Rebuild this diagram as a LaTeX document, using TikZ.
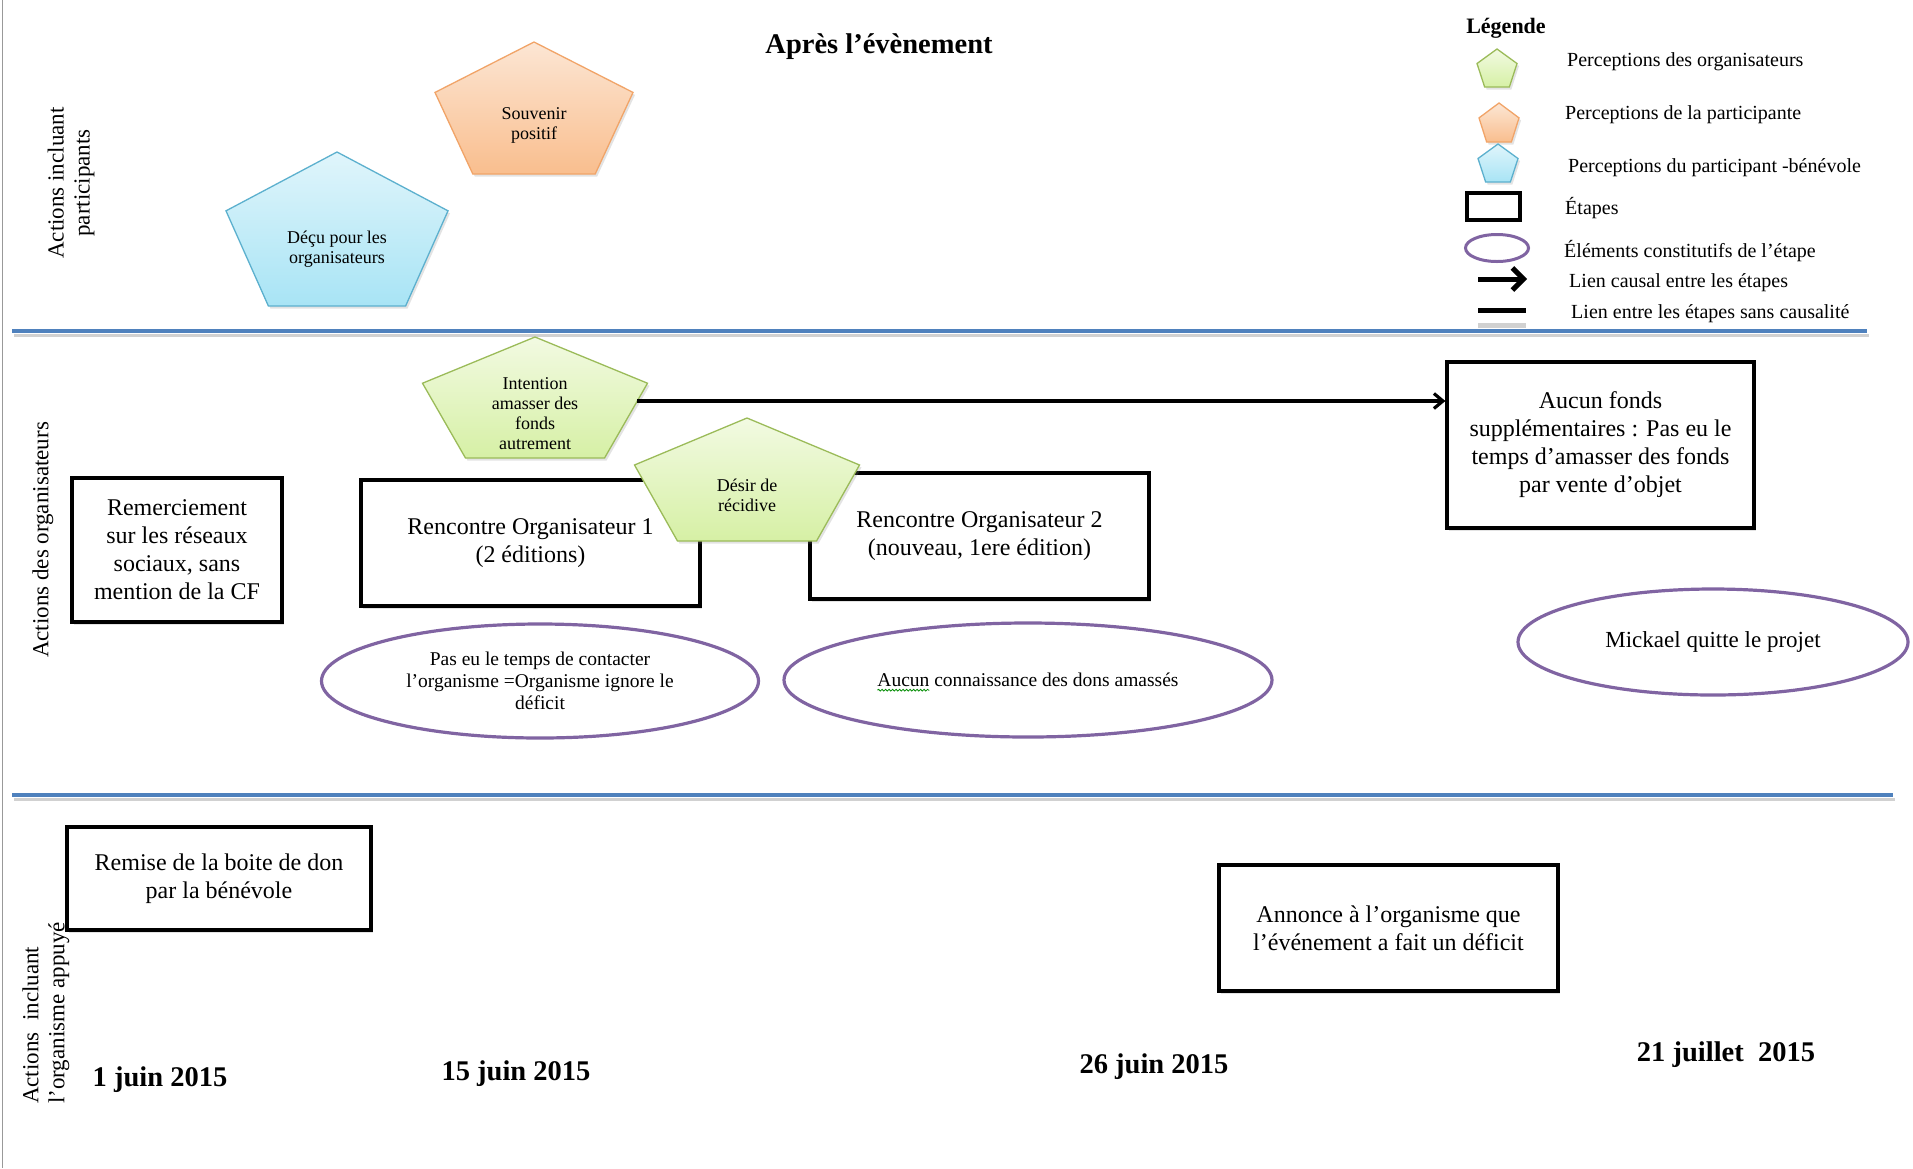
\documentclass[tikz,border=0pt]{standalone}
\usepackage{fontspec}
\setmainfont{Liberation Serif}
\usetikzlibrary{arrows.meta,shapes.geometric,shadows,decorations.pathmorphing}

\definecolor{laneblue}{RGB}{79,129,189}
\definecolor{elpurple}{RGB}{128,100,162}
\definecolor{grnedge}{RGB}{155,187,89}
\definecolor{grntop}{RGB}{242,250,226}
\definecolor{grnbot}{RGB}{214,240,165}
\definecolor{orgedge}{RGB}{241,164,104}
\definecolor{orgtop}{RGB}{252,230,212}
\definecolor{orgbot}{RGB}{249,190,142}
\definecolor{bluedge}{RGB}{92,176,206}
\definecolor{blutop}{RGB}{224,245,251}
\definecolor{blubot}{RGB}{168,228,245}

\tikzset{
  softshadow/.style={drop shadow={opacity=0.22, shadow xshift=2pt, shadow yshift=-2.5pt}},
  lane/.style={draw=laneblue, line width=3.2pt},
  laneshade/.style={draw=black!18, line width=3pt},
  stepbox/.style={draw, line width=3.2pt, rectangle, align=center, fill=white,
    font=\fontsize{24}{28}\selectfont, softshadow},
  element/.style={draw=elpurple, line width=3.2pt, ellipse, align=center, inner sep=0pt,
    font=\fontsize{19.5}{22}\selectfont},
  pentgreen/.style={draw=grnedge, line width=1.3pt, top color=grntop, bottom color=grnbot, softshadow},
  pentorange/.style={draw=orgedge, line width=1.3pt, top color=orgtop, bottom color=orgbot, softshadow},
  pentblue/.style={draw=bluedge, line width=1.3pt, top color=blutop, bottom color=blubot, softshadow},
  pentlabel/.style={align=center, inner sep=0pt, font=\fontsize{18}{20}\selectfont},
  causal/.style={line width=3.2pt, -{Straight Barb[length=9pt,width=15pt]}},
  lanelabel/.style={rotate=90, font=\fontsize{23}{26}\selectfont},
  datelabel/.style={font=\bfseries\fontsize{28.5}{32}\selectfont},
  legtext/.style={anchor=west, inner sep=0pt, font=\fontsize{20}{22}\selectfont},
}

% pentagon: name, centre x, top y, half width, height, style, text
\newcommand{\pentshape}[7]{%
  \path[#6] (#2,#3) -- ({#2+#4},{#3+0.382*#5}) -- ({#2+0.618*#4},{#3+#5})
    -- ({#2-0.618*#4},{#3+#5}) -- ({#2-#4},{#3+0.382*#5}) -- cycle;
  \node[pentlabel] (#1) at (#2,{#3+0.63*#5}) {#7};
}

\begin{document}
\begin{tikzpicture}[x=1pt,y=-1pt]
\useasboundingbox[fill=white] (0,0) rectangle (1913,1168);

% page edge
\draw[black!40, line width=1.2pt] (2.5,0) -- (2.5,1168);

% lane separators
\draw[laneshade] (14,335) -- (1869,335);
\draw[lane] (12,331) -- (1867,331);
\draw[laneshade] (14,799) -- (1895,799);
\draw[lane] (12,795) -- (1893,795);

% lane titles
\node[lanelabel, align=center] (laneA) at (71,183) {Actions incluant\\participants};
\node[lanelabel] (laneB) at (43,540) {Actions des organisateurs};
\node[lanelabel, align=left] (laneC) at (46,1013) {Actions\ \ incluant\\l'organisme appuyé};

% title
\node[font=\bfseries\fontsize{28.5}{32}\selectfont] (title) at (879,47) {Après l’évènement};

% legend
\node[font=\bfseries\fontsize{22}{26}\selectfont] (legtitle) at (1506,28) {Légende};
\pentshape{legG}{1497}{49}{20}{38}{pentgreen}{}
\pentshape{legO}{1499}{103}{20}{39}{pentorange}{}
\pentshape{legB}{1498}{144}{20}{38}{pentblue}{}
\node[draw, line width=3.5pt, minimum width=53pt, minimum height=27pt, inner sep=0pt] (legR) at (1493.5,206.5) {};
\node[draw=elpurple, line width=3pt, ellipse, minimum width=63pt, minimum height=27pt, inner sep=0pt] (legE) at (1497,248) {};
\coordinate (legA1) at (1478,279);
\coordinate (legA2) at (1527,279);
\draw[line width=5pt, -{Straight Barb[length=11pt,width=22pt]}] (legA1) -- (legA2);
\coordinate (legL1) at (1478,310);
\coordinate (legL2) at (1526,310);
\draw[black!18, line width=5pt] ([yshift=-15pt]legL1) -- ([yshift=-15pt]legL2);
\draw[line width=5pt] (legL1) -- (legL2);

\node[legtext] (lt1) at (1567,62) {Perceptions des organisateurs};
\node[legtext] (lt2) at (1565,115) {Perceptions de la participante};
\node[legtext] (lt3) at (1568,168) {Perceptions du participant -bénévole};
\node[legtext] (lt4) at (1565,208) {Étapes};
\node[legtext] (lt5) at (1564,251) {Éléments constitutifs de l’étape};
\node[legtext] (lt6) at (1569,283) {Lien causal entre les étapes};
\node[legtext] (lt7) at (1571,314) {Lien entre les étapes sans causalité};

% participants lane
\pentshape{souvenir}{534}{42}{99}{132}{pentorange}{Souvenir\\positif}
\pentshape{decu}{337}{152}{111}{154}{pentblue}{Déçu pour les\\organisateurs}

% organisers lane
\node[stepbox, minimum width=210pt, minimum height=144pt] (remerc) at (177,550)
  {Remerciement\\sur les réseaux\\sociaux, sans\\mention de la CF};
\node[stepbox, minimum width=339pt, minimum height=126pt] (ro1) at (530.5,543)
  {Rencontre Organisateur 1\\(2 éditions)};
\node[stepbox, minimum width=339pt, minimum height=126pt] (ro2) at (979.5,536)
  {Rencontre Organisateur 2\\(nouveau, 1ere édition)};
\node[stepbox, minimum width=307pt, minimum height=166pt] (aucun) at (1600.5,445)
  {Aucun fonds\\supplémentaires : Pas eu le\\temps d’amasser des fonds\\par vente d’objet};

\pentshape{intention}{535}{337}{112.5}{121}{pentgreen}{Intention\\amasser des\\fonds\\autrement}
\pentshape{desir}{747}{418}{112.5}{123}{pentgreen}{Désir de\\récidive}

\coordinate (intR) at (637,401);
\draw[causal] (intR) -- (intR -| aucun.west);

\node[element, minimum width=437pt, minimum height=114pt] (el1) at (540,681)
  {Pas eu le temps de contacter\\l'organisme =Organisme ignore le\\déficit};
\node[element, minimum width=488pt, minimum height=114pt] (el2) at (1028,680)
  {Aucun connaissance des dons amassés};
\draw[green!55!black, line width=0.8pt, decorate,
  decoration={snake, amplitude=0.9pt, segment length=3.5pt}]
  ([yshift=-3.5pt]el2.text) -- ++(52,0);
\node[element, minimum width=390pt, minimum height=106pt, font=\fontsize{23}{26}\selectfont] (el3) at (1713,642)
  {Mickael quitte le projet};

% supported-organisation lane
\node[stepbox, minimum width=304pt, minimum height=103pt] (remise) at (219,878.5)
  {Remise de la boite de don\\par la bénévole};
\node[stepbox, minimum width=339pt, minimum height=126pt] (annonce) at (1388.5,928)
  {Annonce à l’organisme que\\l’événement a fait un déficit};

% dates
\node[datelabel] (d1) at (160,1080) {1 juin 2015};
\node[datelabel] (d2) at (516,1074) {15 juin 2015};
\node[datelabel] (d3) at (1154,1067) {26 juin 2015};
\node[datelabel] (d4) at (1726,1055) {21 juillet\ \ 2015};
\end{tikzpicture}
\end{document}
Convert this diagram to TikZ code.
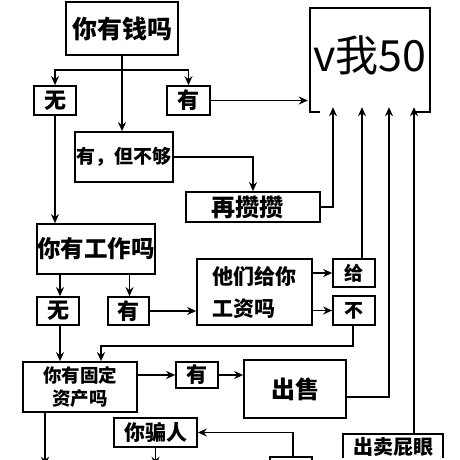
★ ★ ★ ★ ★ ★ ★
# Task instructions
Print the listing above in full, exactly as written. Omit any pictures.

# The response
Rebuild this diagram as a LaTeX document, using TikZ.
\documentclass[tikz,border=0pt]{standalone}
\usepackage{fontspec}
\setmainfont{Liberation Serif}
\usetikzlibrary{arrows.meta,shapes.geometric,shadows,decorations.pathmorphing}

\definecolor{laneblue}{RGB}{79,129,189}
\definecolor{elpurple}{RGB}{128,100,162}
\definecolor{grnedge}{RGB}{155,187,89}
\definecolor{grntop}{RGB}{242,250,226}
\definecolor{grnbot}{RGB}{214,240,165}
\definecolor{orgedge}{RGB}{241,164,104}
\definecolor{orgtop}{RGB}{252,230,212}
\definecolor{orgbot}{RGB}{249,190,142}
\definecolor{bluedge}{RGB}{92,176,206}
\definecolor{blutop}{RGB}{224,245,251}
\definecolor{blubot}{RGB}{168,228,245}

\tikzset{
  softshadow/.style={drop shadow={opacity=0.22, shadow xshift=2pt, shadow yshift=-2.5pt}},
  lane/.style={draw=laneblue, line width=3.2pt},
  laneshade/.style={draw=black!18, line width=3pt},
  stepbox/.style={draw, line width=3.2pt, rectangle, align=center, fill=white,
    font=\fontsize{24}{28}\selectfont, softshadow},
  element/.style={draw=elpurple, line width=3.2pt, ellipse, align=center, inner sep=0pt,
    font=\fontsize{19.5}{22}\selectfont},
  pentgreen/.style={draw=grnedge, line width=1.3pt, top color=grntop, bottom color=grnbot, softshadow},
  pentorange/.style={draw=orgedge, line width=1.3pt, top color=orgtop, bottom color=orgbot, softshadow},
  pentblue/.style={draw=bluedge, line width=1.3pt, top color=blutop, bottom color=blubot, softshadow},
  pentlabel/.style={align=center, inner sep=0pt, font=\fontsize{18}{20}\selectfont},
  causal/.style={line width=3.2pt, -{Straight Barb[length=9pt,width=15pt]}},
  lanelabel/.style={rotate=90, font=\fontsize{23}{26}\selectfont},
  datelabel/.style={font=\bfseries\fontsize{28.5}{32}\selectfont},
  legtext/.style={anchor=west, inner sep=0pt, font=\fontsize{20}{22}\selectfont},
}

% pentagon: name, centre x, top y, half width, height, style, text
\newcommand{\pentshape}[7]{%
  \path[#6] (#2,#3) -- ({#2+#4},{#3+0.382*#5}) -- ({#2+0.618*#4},{#3+#5})
    -- ({#2-0.618*#4},{#3+#5}) -- ({#2-#4},{#3+0.382*#5}) -- cycle;
  \node[pentlabel] (#1) at (#2,{#3+0.63*#5}) {#7};
}

\begin{document}
\begin{tikzpicture}[x=1pt,y=-1pt]
\useasboundingbox[fill=white] (0,0) rectangle (1913,1168);

% page edge
\draw[black!40, line width=1.2pt] (2.5,0) -- (2.5,1168);

% lane separators
\draw[laneshade] (14,335) -- (1869,335);
\draw[lane] (12,331) -- (1867,331);
\draw[laneshade] (14,799) -- (1895,799);
\draw[lane] (12,795) -- (1893,795);

% lane titles
\node[lanelabel, align=center] (laneA) at (71,183) {Actions incluant\\participants};
\node[lanelabel] (laneB) at (43,540) {Actions des organisateurs};
\node[lanelabel, align=left] (laneC) at (46,1013) {Actions\ \ incluant\\l'organisme appuyé};

% title
\node[font=\bfseries\fontsize{28.5}{32}\selectfont] (title) at (879,47) {Après l’évènement};

% legend
\node[font=\bfseries\fontsize{22}{26}\selectfont] (legtitle) at (1506,28) {Légende};
\pentshape{legG}{1497}{49}{20}{38}{pentgreen}{}
\pentshape{legO}{1499}{103}{20}{39}{pentorange}{}
\pentshape{legB}{1498}{144}{20}{38}{pentblue}{}
\node[draw, line width=3.5pt, minimum width=53pt, minimum height=27pt, inner sep=0pt] (legR) at (1493.5,206.5) {};
\node[draw=elpurple, line width=3pt, ellipse, minimum width=63pt, minimum height=27pt, inner sep=0pt] (legE) at (1497,248) {};
\coordinate (legA1) at (1478,279);
\coordinate (legA2) at (1527,279);
\draw[line width=5pt, -{Straight Barb[length=11pt,width=22pt]}] (legA1) -- (legA2);
\coordinate (legL1) at (1478,310);
\coordinate (legL2) at (1526,310);
\draw[black!18, line width=5pt] ([yshift=-15pt]legL1) -- ([yshift=-15pt]legL2);
\draw[line width=5pt] (legL1) -- (legL2);

\node[legtext] (lt1) at (1567,62) {Perceptions des organisateurs};
\node[legtext] (lt2) at (1565,115) {Perceptions de la participante};
\node[legtext] (lt3) at (1568,168) {Perceptions du participant -bénévole};
\node[legtext] (lt4) at (1565,208) {Étapes};
\node[legtext] (lt5) at (1564,251) {Éléments constitutifs de l’étape};
\node[legtext] (lt6) at (1569,283) {Lien causal entre les étapes};
\node[legtext] (lt7) at (1571,314) {Lien entre les étapes sans causalité};

% participants lane
\pentshape{souvenir}{534}{42}{99}{132}{pentorange}{Souvenir\\positif}
\pentshape{decu}{337}{152}{111}{154}{pentblue}{Déçu pour les\\organisateurs}

% organisers lane
\node[stepbox, minimum width=210pt, minimum height=144pt] (remerc) at (177,550)
  {Remerciement\\sur les réseaux\\sociaux, sans\\mention de la CF};
\node[stepbox, minimum width=339pt, minimum height=126pt] (ro1) at (530.5,543)
  {Rencontre Organisateur 1\\(2 éditions)};
\node[stepbox, minimum width=339pt, minimum height=126pt] (ro2) at (979.5,536)
  {Rencontre Organisateur 2\\(nouveau, 1ere édition)};
\node[stepbox, minimum width=307pt, minimum height=166pt] (aucun) at (1600.5,445)
  {Aucun fonds\\supplémentaires : Pas eu le\\temps d’amasser des fonds\\par vente d’objet};

\pentshape{intention}{535}{337}{112.5}{121}{pentgreen}{Intention\\amasser des\\fonds\\autrement}
\pentshape{desir}{747}{418}{112.5}{123}{pentgreen}{Désir de\\récidive}

\coordinate (intR) at (637,401);
\draw[causal] (intR) -- (intR -| aucun.west);

\node[element, minimum width=437pt, minimum height=114pt] (el1) at (540,681)
  {Pas eu le temps de contacter\\l'organisme =Organisme ignore le\\déficit};
\node[element, minimum width=488pt, minimum height=114pt] (el2) at (1028,680)
  {Aucun connaissance des dons amassés};
\draw[green!55!black, line width=0.8pt, decorate,
  decoration={snake, amplitude=0.9pt, segment length=3.5pt}]
  ([yshift=-3.5pt]el2.text) -- ++(52,0);
\node[element, minimum width=390pt, minimum height=106pt, font=\fontsize{23}{26}\selectfont] (el3) at (1713,642)
  {Mickael quitte le projet};

% supported-organisation lane
\node[stepbox, minimum width=304pt, minimum height=103pt] (remise) at (219,878.5)
  {Remise de la boite de don\\par la bénévole};
\node[stepbox, minimum width=339pt, minimum height=126pt] (annonce) at (1388.5,928)
  {Annonce à l’organisme que\\l’événement a fait un déficit};

% dates
\node[datelabel] (d1) at (160,1080) {1 juin 2015};
\node[datelabel] (d2) at (516,1074) {15 juin 2015};
\node[datelabel] (d3) at (1154,1067) {26 juin 2015};
\node[datelabel] (d4) at (1726,1055) {21 juillet\ \ 2015};
\end{tikzpicture}
\end{document}
Convert this diagram to TikZ code.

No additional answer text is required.